My mom told me not to cry wolf, but it was too late.Wolves were pouring out of my tear ducts, filling the kitchen and adjoining living room.
Frolicking:
The act of licking afros.
JESUS: [walks on water]
JUDAS: Actually, the body is 60% water so it’s only 40% miracle
JESUS: You’re killing me, Judas
JUDAS: Actually..
This guy I was talking to asked if he had to worry about a boyfriend or husband that would get mad at him for dating me, so I asked him, “why, you can’t fight?”
Anyways, that’s how I ended up blocked
Me: All I want is for a man to bring me a rose-
Friend: Well, that’s not asking much.
Me: colored diamond.
January 27th is Mozart’s birthday. Mozart died at 34 years old.
Had he lived he would be 259 years old on Tuesday
It’s an scientific fact that the smoke detector battery will only die at 0230
Looking back, my financial health took a turn for the worse right after I broke my piggy bank.
My kids said I don’t scare them so I just threatened to replace their phones with a set of encyclopedias and now everyone is crying.
[Dramatically turning from the jukebox and flipping my collar]
“May I have this dance?”
[Who Let The Dogs Out starts blaring]
A hypnotist made me believe I was a bendable metal with an atomic number of 82. I’m easily lead.
[a person with cold hands]
DONT YOU DARE TOUCH ME WITH THOSE
[a dog with cold paws]
POOR BABY COME HERE I WILL GIVE YOU ALL MY BODY HEAT
The most exercise I get from my exercise ball is when I move it around in my apartment so that it’s not in my way.
Welcome to Psychic Abilities 101.
Today’s class was just rescheduled for tomorrow. If you’re here now, you failed.
My kid: I’M NOT GOING TO BED!
Prison guard: *pinches bridge of nose* Again, this is not up to you.
[to the person sitting next to me at the movie theatre] you here for the movie?
Starbucks this morning looks like a scene from “The Walking Dead.”
My 8yo asked if she could have the last cookie. I said no because it’s mine. She asked if she could have a half. I said okay. Now… I’m pretty sure she’s failing math because all she left me was a crumb
Mom’s car ran out of coolant and now it’s driving like a humongous nerd.

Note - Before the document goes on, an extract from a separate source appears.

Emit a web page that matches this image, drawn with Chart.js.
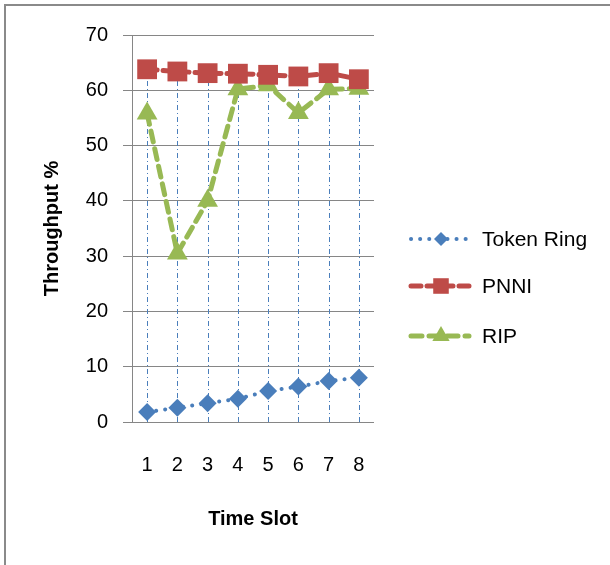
<!DOCTYPE html>
<html><head><meta charset="utf-8">
<script src="https://cdn.jsdelivr.net/npm/chart.js@4/dist/chart.umd.min.js"></script>
<style>
html,body{margin:0;padding:0;background:#fff;}
#wrap{position:relative;width:610px;height:565px;overflow:hidden;}
#frame{position:absolute;left:4px;top:4px;width:700px;height:700px;border-left:2px solid #8a8a8a;border-top:2px solid #8a8a8a;}
canvas{position:absolute;left:0;top:0;}
</style></head><body>
<div id="wrap"><div id="frame"></div><canvas id="c" width="610" height="565"></canvas></div>
<script>
const timeSlots = ['1','2','3','4','5','6','7','8'];
const tokenRing = [1.8, 2.6, 3.4, 4.2, 5.6, 6.4, 7.4, 8.0];
const pnni      = [63.8, 63.4, 63.1, 63.0, 62.8, 62.5, 63.1, 62.0];
const rip       = [55.8, 30.5, 40.0, 60.2, 60.9, 55.9, 60.2, 60.3];
const seriesNames = ['Token Ring', 'PNNI', 'RIP'];
const yMin = 0, yMax = 70, yStep = 10;
const xTitle = 'Time Slot';
const yTitle = 'Throughput %';

const FONT = '"Liberation Sans", Arial, sans-serif';

function drawMarker(ctx, style, x, y, r, color) {
  ctx.save();
  ctx.fillStyle = color;
  ctx.beginPath();
  if (style === 'rectRot') {
    ctx.moveTo(x - r, y); ctx.lineTo(x, y - r); ctx.lineTo(x + r, y); ctx.lineTo(x, y + r);
  } else if (style === 'rect') {
    const s = Math.SQRT1_2 * r;
    ctx.rect(x - s, y - s, 2 * s, 2 * s);
  } else if (style === 'triangle') {
    ctx.moveTo(x, y - r);
    ctx.lineTo(x + 0.866 * r, y + 0.5 * r);
    ctx.lineTo(x - 0.866 * r, y + 0.5 * r);
  }
  ctx.closePath();
  ctx.fill();
  ctx.restore();
}

const dropLines = {
  id: 'dropLines',
  beforeDatasetsDraw(chart) {
    const {ctx, scales: {x, y}} = chart;
    ctx.save();
    ctx.strokeStyle = '#4a7ebb';
    ctx.lineWidth = 1;
    ctx.setLineDash([5, 3, 1, 3]);
    timeSlots.forEach((_, i) => {
      const top = Math.max(...chart.data.datasets.map(d => d.data[i]));
      const px = Math.round(x.getPixelForValue(i)) + 0.5;
      ctx.beginPath();
      ctx.moveTo(px, y.getPixelForValue(yMin));
      ctx.lineTo(px, y.getPixelForValue(top));
      ctx.stroke();
    });
    ctx.restore();
  }
};

const legendRows = [239, 286, 336];
const legendRadius = [7, 11, 10];
const excelLegend = {
  id: 'excelLegend',
  afterDraw(chart) {
    const ctx = chart.ctx;
    chart.data.datasets.forEach((ds, i) => {
      const y = legendRows[i];
      ctx.save();
      ctx.strokeStyle = ds.borderColor;
      ctx.lineWidth = ds.borderWidth;
      ctx.lineCap = ds.borderCapStyle || 'butt';
      ctx.setLineDash(ds.borderDash || []);
      ctx.beginPath();
      ctx.moveTo(411, y); ctx.lineTo(469, y);
      ctx.stroke();
      ctx.setLineDash([]);
      drawMarker(ctx, ds.pointStyle, 441, y, legendRadius[i], ds.pointBackgroundColor);
      ctx.fillStyle = '#000';
      ctx.font = '21px ' + FONT;
      ctx.textBaseline = 'middle';
      ctx.textAlign = 'left';
      ctx.fillText(ds.label, 482, y + 1);
      ctx.restore();
    });
  }
};

new Chart(document.getElementById('c'), {
  type: 'line',
  data: {
    labels: timeSlots,
    datasets: [
      {
        label: seriesNames[0], data: tokenRing,
        borderColor: '#4a7ebb', backgroundColor: '#4a7ebb',
        pointBackgroundColor: '#4a7ebb', pointBorderColor: '#4a7ebb',
        borderWidth: 4, borderDash: [0.1, 9], borderCapStyle: 'round',
        pointStyle: 'rectRot', pointRadius: 9, pointBorderWidth: 0, tension: 0
      },
      {
        label: seriesNames[1], data: pnni,
        borderColor: '#be4b48', backgroundColor: '#be4b48',
        pointBackgroundColor: '#be4b48', pointBorderColor: '#be4b48',
        borderWidth: 5, borderDash: [10, 6], borderCapStyle: 'round',
        pointStyle: 'rect', pointRadius: 14, pointBorderWidth: 0, tension: 0
      },
      {
        label: seriesNames[2], data: rip,
        borderColor: '#98b954', backgroundColor: '#98b954',
        pointBackgroundColor: '#98b954', pointBorderColor: '#98b954',
        borderWidth: 5, borderDash: [11, 7], borderCapStyle: 'round',
        pointStyle: 'triangle', pointRadius: 12, pointBorderWidth: 0, tension: 0
      }
    ]
  },
  options: {
    responsive: false,
    animation: false,
    events: [],
    layout: { padding: { left: 0, right: 236, top: 35, bottom: 0 } },
    plugins: { legend: { display: false }, tooltip: { enabled: false } },
    scales: {
      x: {
        offset: true,
        grid: { display: false, drawTicks: false },
        border: { display: false },
        ticks: { color: '#000', font: { size: 20, family: FONT }, padding: 31 },
        title: { display: true, text: xTitle, color: '#000',
                 font: { size: 20, weight: 'bold', family: FONT }, padding: { top: 0, bottom: 34 } },
        afterFit(s) { s.height = 143; }
      },
      y: {
        min: yMin, max: yMax,
        ticks: { stepSize: yStep, color: '#000', font: { size: 20, family: FONT }, padding: 15 },
        grid: { color: '#868686', lineWidth: 1, tickLength: 9, drawTicks: true },
        border: { color: '#868686' },
        title: { display: true, text: yTitle, color: '#000',
                 font: { size: 20, weight: 'bold', family: FONT }, padding: { top: 40, bottom: 0 } },
        afterFit(s) { s.width = 132; }
      }
    }
  },
  plugins: [dropLines, excelLegend]
});
</script>
</body></html>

If a guy runs his fingers through your hair, there is a 33.3% chance you are being used as a napkin.
Guten Morgen. What do you call an angry German mob?
Sauer crowd.
I meant to tell a flight attendant I needed a lavatory but I said laboratory instead, and that’s how I got strip searched at 35K feet.
A Kids thought…..I found a whip, a mask and handcuffs in my mums bedroom.
I can’t believe it… she’s a superhero
If I were wanted by the FBI they wouldn’t have far to look today, I’ll be in front of the TV watching football.
Torn right now about whether I want to learn Mastodon or just start guessing everyone’s email address.
me: tries to sleep.
clock: i think i’m going to karaoke in Morse code now.
I wanted to lose 10 pounds this year. Only 13 to go.
My wife calls me a busy beaver ‘cause every time I sit on the toilet I build a damn.